## Given information:
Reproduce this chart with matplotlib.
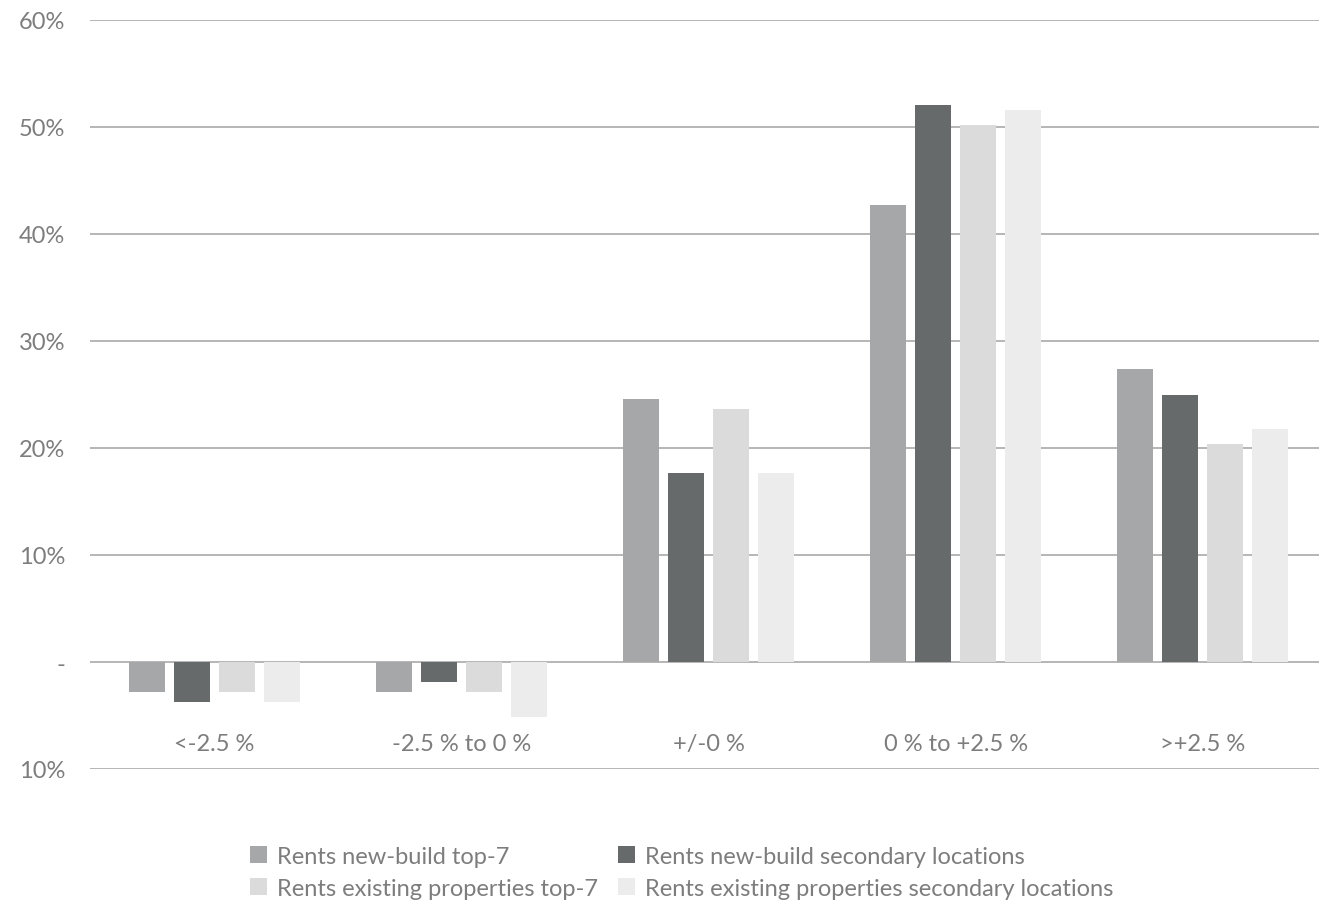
import matplotlib
matplotlib.use('Agg')
import matplotlib.pyplot as plt
import numpy as np

plt.rcParams['font.family'] = ['Lato', 'DejaVu Sans']

# data (percent of respondents)
categories = ['<-2.5 %', '-2.5 % to 0 %', '+/-0 %', '0 % to +2.5 %', '>+2.5 %']
series_names = ['Rents new-build top-7',
                'Rents new-build secondary locations',
                'Rents existing properties top-7',
                'Rents existing properties secondary locations']
new_top7 = [-2.8, -2.8, 24.6, 42.7, 27.4]
new_secondary = [-3.7, -1.9, 17.7, 52.1, 25.0]
exist_top7 = [-2.8, -2.8, 23.6, 50.2, 20.4]
exist_secondary = [-3.7, -5.1, 17.7, 51.6, 21.8]
ytick_vals = [-10, 0, 10, 20, 30, 40, 50, 60]
ytick_labels = ['10%', '-', '10%', '20%', '30%', '40%', '50%', '60%']

colors = ['#a6a7a8', '#666a6a', '#dbdbdb', '#ececec']
txt = '#7d7d7d'

fig = plt.figure(figsize=(13.19, 9.04), dpi=100)
ax = fig.add_axes([90/1319, 1 - 770/904, 1 - 90/1319, (770 - 21)/904])

x = np.arange(len(categories))
w = 0.146
step = 0.182
series = [new_top7, new_secondary, exist_top7, exist_secondary]
handles = []
for k, vals in enumerate(series):
    b = ax.bar(x + (k - 1.5) * step, vals, width=w, color=colors[k],
               label=series_names[k], zorder=3)
    handles.append(b)

ax.set_xlim(-0.502, 4.47)
ax.set_ylim(-10, 60)
ax.set_yticks(ytick_vals)
ax.set_yticklabels(ytick_labels)
ax.set_xticks([])
for s in ax.spines.values():
    s.set_visible(False)
ax.tick_params(axis='y', length=0, pad=18, labelsize=17, labelcolor=txt)
for v in ytick_vals:
    ax.axhline(v, color='#b0b0b0', lw=1.3, zorder=1)

for i, c in enumerate(categories):
    ax.text(i, -7.6, c, ha='center', va='center', fontsize=17, color=txt)

# legend filled row by row
order = [0, 2, 1, 3]
leg = fig.legend([handles[i] for i in order], [series_names[i] for i in order],
                 loc='upper left', bbox_to_anchor=(250/1319, 1 - 847/904),
                 ncol=2, frameon=False, fontsize=17, handlelength=0.7,
                 handleheight=0.7, handletextpad=0.45, columnspacing=0.85,
                 labelspacing=0.45, borderpad=0, borderaxespad=0)
for t in leg.get_texts():
    t.set_color(txt)

fig.savefig('out.png', dpi=100, facecolor='white')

## What the exercise asks:
Transcribe the opening line of the listing above, please, and every line after it through the line with "plt.rcParams['font.family'] = ['Lato', 'DejaVu", word for word, without pictures.

## Result of this task:
Reproduce this chart with matplotlib.
import matplotlib
matplotlib.use('Agg')
import matplotlib.pyplot as plt
import numpy as np

plt.rcParams['font.family'] = ['Lato', 'DejaVu Sans']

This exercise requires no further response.